- Interactive map of Chümoukedima Metropolitan Area
- Coordinates: 25°48′42″N 93°45′32″E﻿ / ﻿25.811766°N 93.758827°E
- Major Urban Centres: Chümoukedima (includes 11 wards) Medziphema Sovima Tenyiphe-I Tenyiphe-II Diphupar Naga United Chekiye

Area
- • Metro: 600 km^{2} (230 sq mi)

Population (2011)
- • Urban: 125,400

= Chümoukedima metropolitan area =

Chümoukedima Metropolitan Area is the metropolitan area of Chümoukedima and its surrounding region, located in south-west Nagaland, India. It is the largest metropolitan area in Nagaland and the third largest in population after Dimapur and Kohima. It covers an area of approximately 600 km^{2} (231 mi^{2}). The region forms the commercial, financial, and industrial centre of Nagaland.

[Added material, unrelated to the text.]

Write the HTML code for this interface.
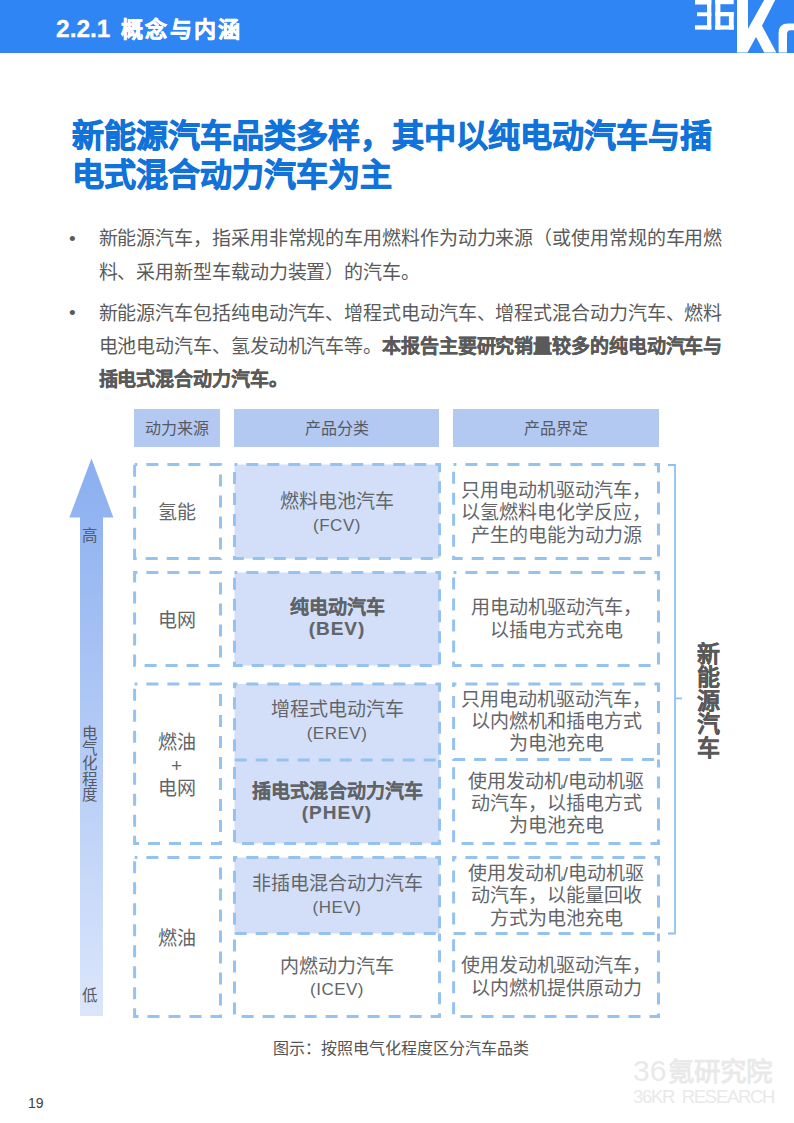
<!DOCTYPE html>
<html lang="zh-CN"><head><meta charset="utf-8">
<style>
html,body{margin:0;padding:0;}
body{width:794px;height:1123px;position:relative;overflow:hidden;background:#fff;font-family:"Liberation Sans",sans-serif;}
.a{position:absolute;white-space:nowrap;}
#bar{left:0;top:0;width:794px;height:52.7px;background:#3085f5;}
#htitle{left:56px;top:14px;font-weight:bold;color:#fff;line-height:30px;}
#title{left:72px;top:117.3px;font-size:32px;font-weight:bold;color:#1173d9;line-height:38.3px;-webkit-text-stroke:0.9px #1173d9;}
.p{left:98.5px;font-size:19px;letter-spacing:-0.1px;color:#5a5a5a;line-height:33.4px;}
.p b{-webkit-text-stroke:0.35px #5a5a5a;}
.bul{left:69px;font-size:19px;color:#5a5a5a;}
.hd{top:409px;height:38px;background:#b4c9f1;color:#555a66;font-size:16px;line-height:39.6px;text-align:center;}
.ct{color:#626569;font-size:19px;text-align:center;line-height:23px;}
.ar{font-size:15.5px;color:#555a66;text-align:center;line-height:18px;}
.b{font-weight:bold;-webkit-text-stroke:0.15px #5f6266;}
.rt{line-height:22.2px;}
.e{font-size:17px;letter-spacing:0.5px;position:relative;top:2px;}
.eb{letter-spacing:1px;}
</style></head><body>
<div id="bar" class="a"></div>
<svg class="a" style="left:0;top:0" width="794" height="53" viewBox="0 0 794 53">
<g fill="#fff">
<rect x="695" y="0" width="16.3" height="4.5"/><rect x="697" y="12.3" width="14.3" height="3.9"/><rect x="695" y="25.3" width="16.3" height="4.3"/><rect x="707" y="0" width="4.3" height="29.6"/>
<rect x="715.3" y="0" width="5.1" height="29.6"/><rect x="715.3" y="0" width="18.4" height="4.2"/><rect x="715.3" y="12" width="18.4" height="4.3"/><rect x="728.9" y="12" width="4.8" height="17.6"/><rect x="715.3" y="25.4" width="18.4" height="4.2"/>
<path d="M737,0 L748,0 L748,28.7 L764.2,0 L775.2,0 L762,25.7 L776.3,52.4 L764.2,52.4 L756,37 L747.5,52.4 L737,52.4 Z"/>
<path d="M778.6,52.4 L778.6,33 Q778.6,23.4 788,23.4 L794,23.4 L794,30.2 L790.5,30.2 Q787,30.2 787,34 L787,52.4 Z"/>
</g></svg>
<div id="htitle" class="a"><span style="font-size:24.5px;-webkit-text-stroke:0.3px #fff">2.2.1</span><span style="font-size:22px;margin-left:10.5px;letter-spacing:2.3px;-webkit-text-stroke:0.5px #fff">概念与内涵</span></div>
<div id="title" class="a">新能源汽车品类多样，其中以纯电动汽车与插<br>电式混合动力汽车为主</div>

<div class="a bul" style="top:227.5px">•</div>
<div class="a p" style="top:222.2px">新能源汽车，指采用非常规的车用燃料作为动力来源（或使用常规的车用燃<br>料、采用新型车载动力装置）的汽车。</div>
<div class="a bul" style="top:302px">•</div>
<div class="a p" style="top:296.6px">新能源汽车包括纯电动汽车、增程式电动汽车、增程式混合动力汽车、燃料<br>电池电动汽车、氢发动机汽车等。<b>本报告主要研究销量较多的纯电动汽车与<br>插电式混合动力汽车。</b></div>

<div class="a hd" style="left:134px;width:86px">动力来源</div>
<div class="a hd" style="left:234px;width:205px">产品分类</div>
<div class="a hd" style="left:453px;width:206px">产品界定</div>

<svg class="a" style="left:0;top:0" width="794" height="1123" viewBox="0 0 794 1123">
<defs><linearGradient id="ag" x1="0" y1="458" x2="0" y2="1016" gradientUnits="userSpaceOnUse"><stop offset="0" stop-color="#8aaef0"/><stop offset="1" stop-color="#dbe6fb"/></linearGradient></defs>
<path d="M91.5,458.5 L113.4,517.6 L103,517.6 L103,1016 L80,1016 L80,517.6 L69.3,517.6 Z" fill="url(#ag)"/>
<g fill="#d3dff8" stroke="none">
<rect x="234.5" y="464.5" width="205.0" height="94.1"/>
<rect x="234.5" y="572.5" width="205.0" height="93.0"/>
<rect x="234.5" y="684" width="205.0" height="76.0"/>
<rect x="234.5" y="760" width="205.0" height="83.4"/>
<rect x="234.5" y="857.5" width="205.0" height="76.0"/>
</g>
<g fill="none" stroke="#96c2f0" stroke-width="3" stroke-dasharray="12 9">
<path d="M134.6,464.5H220.5V558.6H134.6Z" stroke-dashoffset="9.2"/>
<path d="M134.6,572.5H220.5V665.5H134.6Z" stroke-dashoffset="9.2"/>
<path d="M134.6,684H220.5V843.4H134.6Z" stroke-dashoffset="9.2"/>
<path d="M134.6,857.5H220.5V1016.4H134.6Z" stroke-dashoffset="9.2"/>
<path d="M234.5,464.5H439.5V558.6H234.5Z" stroke-dashoffset="9.2"/>
<path d="M234.5,572.5H439.5V665.5H234.5Z" stroke-dashoffset="9.2"/>
<path d="M234.5,684H439.5V760H234.5Z" stroke-dashoffset="9.2"/>
<path d="M439.5,760V843.4H234.5V760" stroke-dashoffset="4.2"/>
<path d="M234.5,857.5H439.5V933.5H234.5Z" stroke-dashoffset="9.2"/>
<path d="M439.5,933.5V1016.4H234.5V933.5" stroke-dashoffset="4.2"/>
<path d="M453.6,464.5H658.5V558.6H453.6Z" stroke-dashoffset="9.2"/>
<path d="M453.6,572.5H658.5V665.5H453.6Z" stroke-dashoffset="9.2"/>
<path d="M453.6,684H658.5V759.5H453.6Z" stroke-dashoffset="9.2"/>
<path d="M658.5,759.5V843.4H453.6V759.5" stroke-dashoffset="4.1"/>
<path d="M453.6,857.5H658.5V933.5H453.6Z" stroke-dashoffset="9.2"/>
<path d="M658.5,933.5V1016.4H453.6V933.5" stroke-dashoffset="4.1"/>
</g>
<path d="M668,465 L675,465 L675,933.5 L668,933.5 M675,698.3 L682,698.3" fill="none" stroke="#8fc0f2" stroke-width="1.8"/>
</svg>
<div class="a ar" style="left:78.5px;top:527px;width:23px">高</div>
<div class="a ar" style="left:78px;top:725.5px;width:23px;line-height:15.4px;white-space:normal">电<br>气<br>化<br>程<br>度</div>
<div class="a ar" style="left:78.5px;top:987px;width:23px">低</div>

<div class="a ct " style="left:133px;width:87px;top:501px">氢能</div>
<div class="a ct " style="left:133px;width:87px;top:609px">电网</div>
<div class="a ct " style="left:133px;width:87px;top:730.5px">燃油<br>+<br>电网</div>
<div class="a ct " style="left:133px;width:87px;top:926.5px">燃油</div>
<div class="a ct " style="left:234px;width:206px;top:492.09999999999997px;line-height:20.6px">燃料电池汽车<br><span class="e">(FCV)</span></div>
<div class="a ct b" style="left:234px;width:206px;top:598.0px;line-height:20.6px">纯电动汽车<br><span class="eb">(BEV)</span></div>
<div class="a ct " style="left:234px;width:206px;top:700.4px;line-height:20.6px">增程式电动汽车<br><span class="e">(EREV)</span></div>
<div class="a ct b" style="left:234px;width:206px;top:782.3px;line-height:20.6px">插电式混合动力汽车<br><span class="eb">(PHEV)</span></div>
<div class="a ct " style="left:234px;width:206px;top:874.1999999999999px;line-height:20.6px">非插电混合动力汽车<br><span class="e">(HEV)</span></div>
<div class="a ct " style="left:234px;width:206px;top:956.6999999999999px;line-height:20.6px">内燃动力汽车<br><span class="e">(ICEV)</span></div>
<div class="a ct rt" style="left:453px;width:206px;top:480.2px">只用电动机驱动汽车，<br>以氢燃料电化学反应，<br>产生的电能为动力源</div>
<div class="a ct rt" style="left:453px;width:206px;top:597.4px">用电动机驱动汽车，<br>以插电方式充电</div>
<div class="a ct rt" style="left:453px;width:206px;top:688.6px">只用电动机驱动汽车，<br>以内燃机和插电方式<br>为电池充电</div>
<div class="a ct rt" style="left:453px;width:206px;top:770.5px">使用发动机/电动机驱<br>动汽车，以插电方式<br>为电池充电</div>
<div class="a ct rt" style="left:453px;width:206px;top:863.2px">使用发动机/电动机驱<br>动汽车，以能量回收<br>方式为电池充电</div>
<div class="a ct rt" style="left:453px;width:206px;top:955.3px">使用发动机驱动汽车，<br>以内燃机提供原动力</div>

<div class="a" id="vt" style="left:697px;top:642.5px;width:24px;font-size:23px;line-height:23.6px;font-weight:bold;color:#595959;-webkit-text-stroke:0.25px #595959;white-space:normal">新<br>能<br>源<br>汽<br>车</div>

<div class="a" id="cap" style="left:273px;top:1037.5px;font-size:16px;color:#555;line-height:22px">图示：按照电气化程度区分汽车品类</div>
<div class="a" id="pn" style="left:28px;top:1094px;font-size:14px;color:#404040;line-height:18px">19</div>
<div class="a" id="wm1" style="left:633px;top:1055px;font-weight:bold;color:#e9e9e9;line-height:32px"><span style="font-size:30px;font-weight:normal">36</span><span style="font-size:26.5px;margin-left:2px">氪研究院</span></div>
<div class="a" id="wm2" style="left:633px;top:1087.5px;font-size:18.5px;letter-spacing:-1.3px;color:#e9e9e9;line-height:18px">36KR&nbsp; RESEARCH</div>
</body></html>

The largest city is Chümoukedima, followed by Medziphema. (Note: Chümoukedima District was carved out of Dimapur District on 18 December 2021 and was officially inaugurated on 29 June 2022.)

== Transport ==
The Dimapur Airport serves the metropolis, currently the only airport in Nagaland

The Asian Highway 1 and Asian Highway 2, as well as the NH29, pass through the region.

Chümoukedima Shokhüvi Railway Station is the only operating railway station in the region.